Thursday, September 9, 2010

homemade slush


I'm sorry to bring this to you on such a cold and dreary day, but I was experimenting with this last week and then things started getting cooler and then I tried to hold out for a warmer day, but that warmer day didn't come, and then I thought, oh heck. I'm Canadian. It's not weird that I'm trying to make frozen things in September and, more importantly, this frozen thing -- this idea -- doesn't work anyway.

It doesn't. Not even with the tiniest glimmer of hope or possibility. The pop freezes, oh yes, it does. You end up with something that looks like slush.


But this, my friends, is not slush. It's some sort of weird combination of slush and ice cube. It's chunky like an ice cube but softer and meltier.

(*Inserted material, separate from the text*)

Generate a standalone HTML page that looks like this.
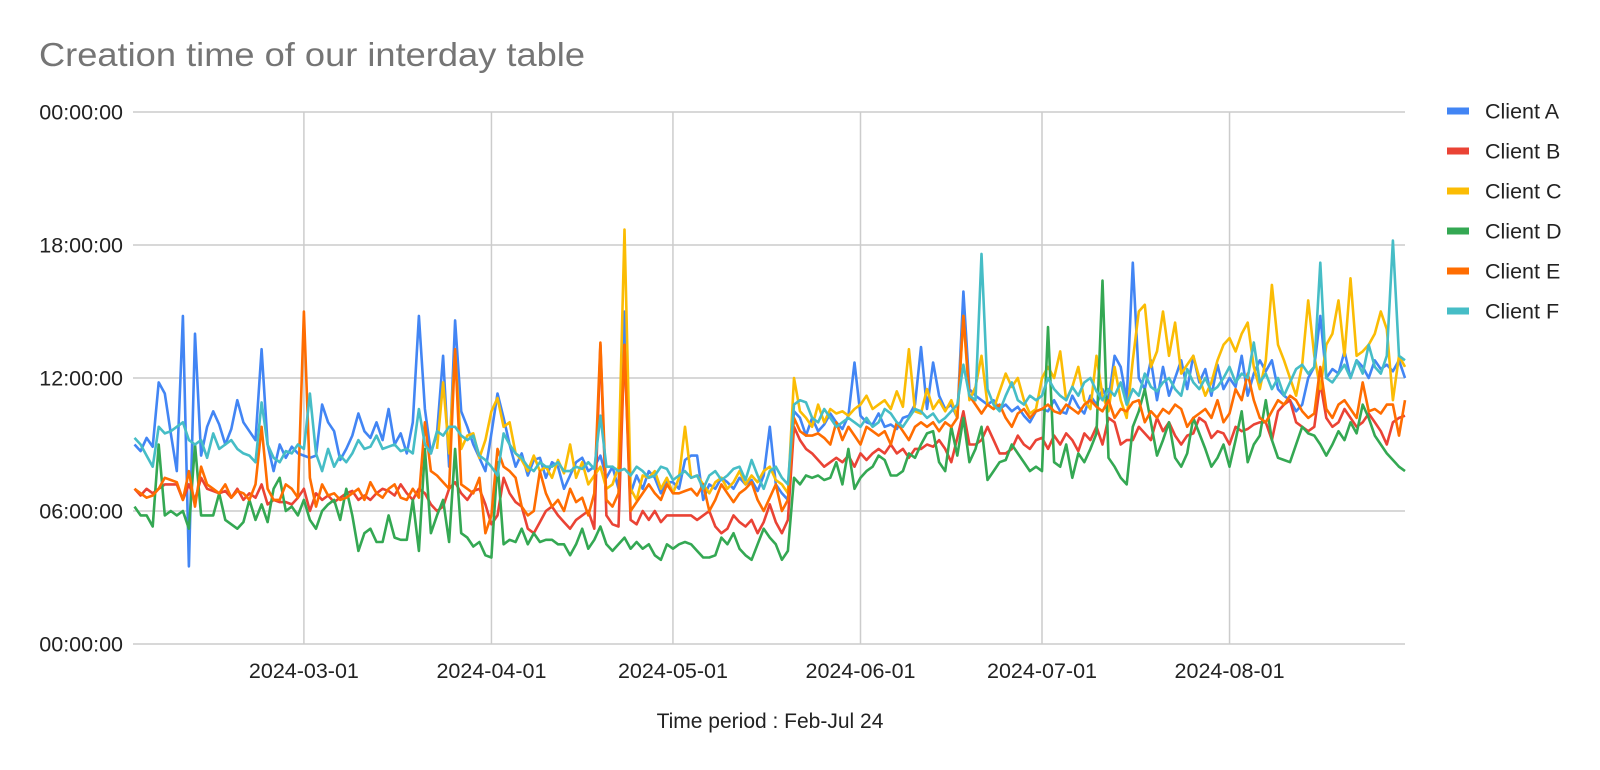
<!DOCTYPE html>
<html><head><meta charset="utf-8">
<style>
html,body{margin:0;padding:0;background:#fff;}
svg{display:block;font-family:"Liberation Sans",Arial,sans-serif;}
</style></head>
<body>
<svg id="chart" width="1600" height="770" viewBox="0 0 1600 770" xmlns="http://www.w3.org/2000/svg">
<text x="39" y="66" font-size="33" fill="#757575" textLength="546" lengthAdjust="spacingAndGlyphs">Creation time of our interday table</text>
<g id="grid"></g>
<g id="yaxis"></g>
<g id="xaxis"></g>
<g id="series"></g>
<g id="legend"></g>
<text x="770" y="728" font-size="21" fill="#222" text-anchor="middle">Time period : Feb-Jul 24</text>
</svg>
<script>
const seriesNames = ["Client A","Client B","Client C","Client D","Client E","Client F"];
const seriesColors = ["#4285f4","#ea4335","#fbbc04","#34a853","#ff6d01","#46bdc6"];
const yTickHours = [0,6,12,18,24];
const yTickLabels = ["00:00:00","06:00:00","12:00:00","18:00:00","00:00:00"];
const xTickDayIndex = [28,59,89,120,150,181];
const xTickLabels = ["2024-03-01","2024-04-01","2024-05-01","2024-06-01","2024-07-01","2024-08-01"];
const clientA = [9.0,8.7,9.3,8.9,11.8,11.3,9.5,7.8,14.8,3.5,
14.0,8.5,9.8,10.5,9.9,9.0,9.7,11.0,10.0,9.6,
9.2,13.3,9.0,7.8,9.0,8.4,8.9,8.6,8.5,8.4,
8.5,10.8,10.0,9.6,8.3,8.8,9.4,10.4,9.6,9.3,
10.0,9.2,10.6,9.0,9.5,8.6,10.0,14.8,10.6,8.6,
9.5,13.0,8.0,14.6,10.5,9.8,9.0,8.4,7.8,9.5,
11.3,10.2,9.0,8.0,8.6,7.6,8.3,8.4,7.5,8.2,
8.0,7.0,7.6,8.2,8.4,7.8,8.0,8.5,7.5,8.0,
7.0,15.0,6.8,7.6,7.0,7.8,7.5,6.8,7.3,7.3,
7.0,8.3,8.5,8.5,6.5,7.2,7.0,7.5,7.3,7.0,
7.5,7.2,7.4,6.9,7.6,9.8,7.2,6.8,6.5,10.5,
10.2,9.4,10.2,9.6,9.9,10.4,10.0,9.7,10.3,12.7,
10.3,10.0,9.9,10.4,9.8,9.9,9.7,10.2,10.3,10.8,
13.4,10.6,12.7,11.2,10.6,10.8,10.2,15.9,11.5,11.2,
11.0,10.8,11.0,10.6,10.8,10.5,10.7,10.3,10.0,10.5,
10.6,10.5,11.0,10.5,10.4,11.2,10.7,10.4,11.2,10.8,
11.5,11.0,13.0,12.5,11.0,17.2,12.0,11.5,12.8,11.0,
12.5,11.2,12.0,12.8,11.5,13.0,11.8,12.4,11.2,12.6,
11.5,12.0,11.6,13.0,11.2,12.2,12.8,12.3,12.8,11.5,
11.2,11.0,10.5,10.8,12.0,12.5,14.8,12.0,12.4,12.2,
13.2,12.0,12.8,12.5,12.0,12.8,12.4,12.6,12.3,12.8,12.0];
const clientB = [7.0,6.7,7.0,6.8,7.0,7.2,7.2,7.2,6.5,7.2,
6.5,7.5,7.0,6.9,6.8,6.9,6.6,7.0,6.5,6.8,
6.6,7.2,6.3,6.5,6.4,6.4,6.3,6.6,7.0,6.0,
6.8,6.5,6.7,6.4,6.6,6.8,6.9,6.5,6.7,6.5,
6.8,7.0,6.9,6.7,7.2,6.8,6.5,7.0,6.8,6.3,
6.0,6.2,7.0,7.3,6.8,6.5,6.9,7.0,6.3,5.4,
5.8,7.5,6.8,6.4,6.2,5.2,5.0,5.5,6.0,6.2,
5.8,5.5,5.2,5.6,5.8,6.0,5.2,13.5,5.8,5.4,
5.3,13.5,5.6,5.4,6.0,5.6,6.0,5.5,5.8,5.8,
5.8,5.8,5.8,5.6,5.8,6.0,5.3,5.0,5.2,5.8,
5.5,5.3,5.6,5.0,5.5,6.3,5.5,5.0,5.6,9.8,
9.2,8.8,8.6,8.3,8.0,8.2,8.4,8.2,8.5,8.0,
8.6,8.3,8.6,8.8,8.6,9.0,8.6,8.8,8.4,8.8,
8.8,9.0,8.9,9.2,8.8,8.2,9.3,10.5,9.0,9.0,
9.2,9.8,9.2,8.6,8.6,8.8,9.4,9.0,8.8,9.2,
9.3,8.8,9.4,9.0,9.5,9.2,8.7,9.5,9.2,9.8,
9.0,10.2,10.0,9.0,9.2,9.2,9.8,9.5,9.2,10.2,
9.6,10.0,9.4,9.0,9.4,9.5,10.2,10.0,9.3,9.6,
9.5,9.0,9.8,9.6,9.7,9.9,10.0,10.0,9.2,10.5,
10.8,11.0,10.0,9.8,9.6,9.8,11.8,10.2,9.8,10.0,
10.6,10.2,9.8,10.0,10.4,10.0,9.6,9.0,10.0,10.2,10.3];
const clientC = [null,null,null,null,null,null,null,null,null,null,
null,null,null,null,null,null,null,null,null,null,
null,null,null,null,null,null,null,null,null,null,
null,null,null,null,null,null,null,null,null,null,
null,null,null,null,null,null,null,null,null,null,
8.8,11.8,8.6,13.2,8.8,9.4,9.5,8.4,9.2,10.5,
11.1,9.8,10.0,8.6,8.3,7.8,8.5,7.8,8.0,7.5,
8.3,7.7,9.0,7.5,8.2,7.2,7.6,8.0,7.0,7.2,
8.0,18.7,7.0,6.5,7.6,7.5,7.8,7.0,7.5,6.8,
7.5,9.8,7.5,7.6,7.2,6.8,7.3,7.5,7.0,7.3,
7.8,7.2,7.6,7.3,7.8,8.0,7.4,7.2,6.8,12.0,
10.5,10.2,9.8,10.8,10.0,10.6,10.4,10.5,10.3,10.6,
10.8,11.2,10.6,10.8,11.0,10.6,11.4,10.7,13.3,10.5,
10.4,11.5,10.6,11.0,10.5,11.0,10.2,14.8,11.0,11.6,
13.0,10.8,10.6,11.4,12.2,11.6,12.0,11.0,10.4,10.6,
12.0,12.5,12.0,13.2,11.0,11.6,12.5,11.0,10.6,13.0,
11.2,10.5,12.5,11.0,10.2,12.8,15.0,15.3,12.5,13.2,
15.0,13.0,14.5,12.2,12.6,13.0,12.0,11.2,11.8,12.8,
13.5,13.8,13.2,14.0,14.5,12.5,11.5,12.8,16.2,13.5,
12.8,12.0,11.2,12.6,15.5,13.0,11.5,13.5,14.0,15.5,
13.0,16.5,13.0,13.2,13.5,14.0,15.0,14.2,11.0,13.0,12.5];
const clientD = [6.2,5.8,5.8,5.3,9.0,5.8,6.0,5.8,6.0,5.2,
9.0,5.8,5.8,5.8,6.8,5.6,5.4,5.2,5.5,6.5,
5.6,6.3,5.5,7.0,7.5,6.0,6.2,5.8,6.5,5.6,
5.2,6.0,6.3,6.5,5.6,7.0,5.8,4.2,5.0,5.2,
4.6,4.6,5.8,4.8,4.7,4.7,6.5,4.2,8.8,5.0,
5.8,6.5,4.6,8.8,5.0,4.8,4.4,4.6,4.0,3.9,
8.2,4.5,4.7,4.6,5.2,4.5,5.0,4.6,4.7,4.7,
4.5,4.5,4.0,4.5,5.2,4.3,4.7,5.3,4.5,4.2,
4.5,4.8,4.3,4.6,4.3,4.5,4.0,3.8,4.5,4.3,
4.5,4.6,4.5,4.2,3.9,3.9,4.0,4.8,4.5,5.0,
4.3,4.0,3.8,4.5,5.2,4.8,4.5,3.8,4.2,7.5,
7.2,7.6,7.5,7.6,7.4,7.5,8.2,7.2,8.8,7.0,
7.5,7.8,8.0,8.5,8.3,7.6,7.6,7.8,8.6,8.4,
9.0,9.5,9.6,8.2,7.8,9.8,8.5,10.2,8.2,8.8,
9.8,7.4,7.8,8.2,8.3,9.0,8.6,8.2,7.8,8.0,
7.8,14.3,8.2,8.0,9.0,7.5,8.6,8.2,8.8,9.5,
16.4,8.4,8.0,7.5,7.2,9.8,10.5,11.5,10.0,8.5,
9.2,10.0,8.4,8.0,8.6,10.2,9.5,8.8,8.0,8.4,
9.0,8.0,9.2,10.5,8.2,9.0,9.4,11.0,9.2,8.4,
8.3,8.2,9.0,9.8,9.5,9.4,9.0,8.5,9.0,9.6,
9.2,10.0,9.5,10.8,10.2,9.4,9.0,8.6,8.3,8.0,7.8];
const clientE = [7.0,6.8,6.6,6.7,7.0,7.5,7.4,7.3,6.5,7.8,
6.2,8.0,7.2,7.0,6.8,7.2,6.6,6.9,6.8,6.5,
7.2,9.8,7.0,6.5,6.5,7.2,7.0,6.6,15.0,7.5,
6.2,7.2,6.7,6.8,6.5,6.6,6.8,7.0,6.5,7.3,
6.8,6.6,7.0,7.2,6.6,6.5,7.0,6.6,10.0,7.8,
7.6,7.3,7.0,13.3,7.2,7.0,6.8,7.5,5.0,5.8,
8.8,8.0,7.8,7.5,6.2,5.8,6.0,7.8,6.8,6.2,
6.5,6.0,7.0,6.4,6.6,5.8,6.8,13.6,6.5,6.2,
6.8,13.5,6.0,6.4,6.8,7.2,6.8,6.5,7.2,6.8,
6.8,6.9,7.0,6.7,7.2,6.0,6.5,7.2,6.8,6.4,
6.8,7.0,7.3,6.5,6.0,6.6,7.2,6.0,6.5,10.2,
9.6,9.4,9.4,9.5,9.3,9.0,10.0,9.2,9.8,9.4,
9.0,9.8,9.6,9.4,9.6,9.0,10.0,9.6,9.2,9.8,
10.0,9.8,10.0,9.6,10.0,9.8,10.2,14.8,11.2,10.8,
10.4,10.8,10.6,10.8,10.2,9.8,10.4,10.6,10.2,10.5,
10.6,10.8,10.5,10.4,10.8,10.6,10.4,10.8,11.0,10.7,
10.5,11.0,10.2,10.6,10.5,10.9,11.0,10.0,10.5,10.2,
10.6,10.4,10.8,10.6,9.8,10.2,10.4,10.6,10.2,11.0,
10.0,10.4,11.5,11.0,12.2,11.0,10.2,10.0,10.5,11.0,
10.8,11.2,11.0,10.5,10.2,10.4,12.5,10.6,10.2,10.8,
11.0,10.6,10.2,11.8,10.5,10.6,10.4,10.8,10.8,9.4,11.0];
const clientF = [9.3,9.0,8.5,8.0,9.8,9.5,9.6,9.8,10.0,9.2,
9.0,9.2,8.4,9.5,8.8,9.0,9.2,8.8,8.6,8.5,
8.2,10.9,9.0,8.4,8.2,8.7,8.6,9.0,8.8,11.3,
8.6,7.8,8.8,8.0,8.5,8.2,8.6,9.2,8.8,8.9,
9.4,8.8,8.9,9.0,8.7,8.8,8.6,10.6,9.0,8.6,
9.6,9.4,9.8,9.8,9.4,9.2,9.4,8.5,8.3,8.0,
7.6,9.5,9.0,8.6,8.4,8.0,7.8,8.2,8.0,8.0,
8.2,7.8,7.8,8.0,7.9,8.2,7.9,10.3,8.0,8.0,
7.8,7.9,7.6,8.0,7.8,7.5,7.6,8.0,7.9,7.4,
7.6,7.8,7.5,7.6,7.0,7.6,7.8,7.4,7.6,7.9,
8.0,7.4,8.3,7.6,7.0,7.8,8.0,7.5,7.2,10.8,
11.0,10.9,10.2,10.0,10.6,10.2,9.8,10.0,10.2,10.0,
9.8,10.2,9.8,10.0,10.6,10.4,10.0,9.8,10.2,10.6,
10.5,10.2,10.4,10.0,10.2,10.5,10.8,12.6,11.2,11.0,
17.6,11.5,10.8,10.5,11.2,11.8,11.0,10.8,11.2,11.0,
11.2,12.0,11.5,11.2,11.0,11.6,11.2,11.8,12.0,11.4,
11.0,11.5,11.2,11.8,10.8,11.5,11.2,12.2,11.6,11.4,
11.8,12.0,11.5,11.2,12.4,11.8,11.5,12.0,11.4,11.6,
12.0,12.5,11.8,12.2,12.0,13.6,11.8,12.2,11.5,12.0,
11.2,11.8,12.4,12.6,12.2,12.5,17.2,12.0,11.8,12.2,
12.6,12.0,12.8,12.2,13.5,12.5,12.2,13.0,18.2,13.0,12.8];
const seriesData = [clientA,clientB,clientC,clientD,clientE,clientF];

const NS = "http://www.w3.org/2000/svg";
const plotLeft = 133, plotRight = 1405, plotTop = 112, plotBottom = 644;
const dayCount = 211;
function xScale(i){ return 134.5 + i * (plotRight - 134.5) / (dayCount - 1); }
function yScale(h){ return plotBottom - h * (plotBottom - plotTop) / 24; }
function mk(tag, attrs){ const e = document.createElementNS(NS, tag); for (const k in attrs) e.setAttribute(k, attrs[k]); return e; }

const grid = document.getElementById('grid');
yTickHours.forEach((h, k) => {
  const ln = mk('line', {x1: plotLeft, x2: plotRight, y1: yScale(h), y2: yScale(h), stroke: '#cccccc', 'stroke-width': 1.5});
  
  
  grid.appendChild(ln);
  const t = mk('text', {x: 123, y: yScale(h) + 7.5, 'font-size': 21.5, fill: '#222', 'text-anchor': 'end'});
  t.textContent = yTickLabels[k];
  
  
  document.getElementById('yaxis').appendChild(t);
});
xTickDayIndex.forEach((d, k) => {
  const x = xScale(d);
  const ln = mk('line', {x1: x, x2: x, y1: plotTop, y2: plotBottom, stroke: '#cccccc', 'stroke-width': 1.5});
  
  
  grid.appendChild(ln);
  const t = mk('text', {x: x, y: 678, 'font-size': 21.5, fill: '#222', 'text-anchor': 'middle'});
  t.textContent = xTickLabels[k];
  
  
  document.getElementById('xaxis').appendChild(t);
});

const sg = document.getElementById('series');
seriesData.forEach((arr, s) => {
  let d = '', pen = false;
  arr.forEach((v, i) => {
    if (v === null) { pen = false; return; }
    d += (pen ? 'L' : 'M') + xScale(i).toFixed(1) + ' ' + yScale(v).toFixed(1) + ' ';
    pen = true;
  });
  const p = mk('path', {d: d, fill: 'none', stroke: seriesColors[s], 'stroke-width': 2.6, 'stroke-linejoin': 'round'});
  
  
  sg.appendChild(p);
});

const lg = document.getElementById('legend');
seriesNames.forEach((n, s) => {
  const y = 111 + s * 40;
  const g = mk('g', {});
  
  
  const r = mk('rect', {x: 1447, y: y - 3.5, width: 22, height: 7, fill: seriesColors[s]});
  
  
  const t = mk('text', {x: 1485, y: y + 7.5, 'font-size': 21.5, fill: '#222'});
  t.textContent = n;
  
  
  g.appendChild(r); g.appendChild(t);
  lg.appendChild(g);
});
</script>
</body></html>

On my first attempt, I couldn't stand the sound that was coming from the rotating blade. You see, the pop tended to freeze on to the bottom and sides of my ice cream maker instead of freezing together like ice cream would. So eventually, there was a nice wall of frozen pop built up around the bowl and the mixing blade was scraping around it. When I lifted the blade out to see what was going on, I realized the frozen pop wall was also on the bottom of the bowl, and because of that, I couldn't get the blade back in right, so the mixer wouldn't mix anymore.

So I thought I'd leave my ice cream maker bowl on the counter for a while, regroup, and try again. This time, I tried to dump the pop in without getting it on the sides and I left it on longer, undisturbed, and suffered through the sounds.

I left it for as long as it takes to empty my (overflowing) dish drainer and organize my storage container cupboard (which was at the point where my containers were starting to tumble out every time I opened the door). But the scraping sound was unbearable. It's about the only time I've thought it would be possible to break my ice cream machine. I have the KitchenAid bowl and there has never been a point where I thought breaking any part of it would be possible. That scraping sound? Oy, I thought the mixing blade was going to snap in half. I stood in front of it, staring, hand-wringing, and decided that no amount of slush would be worth breaking my ice cream maker for, so I finally shut it off.


And this is all I got. I drank down some of the liquid so it would be easier to see the frozen bits, but that's the entire result from two cups of root beer. That's a whole lot less glamourous than I thought this idea would be.

I have these disasters so you don't have to (even though you probably wouldn't want to anyway, and you're probably dreaming of hot chocolate and gingersnaps right now instead of slushies and popsicles like I am).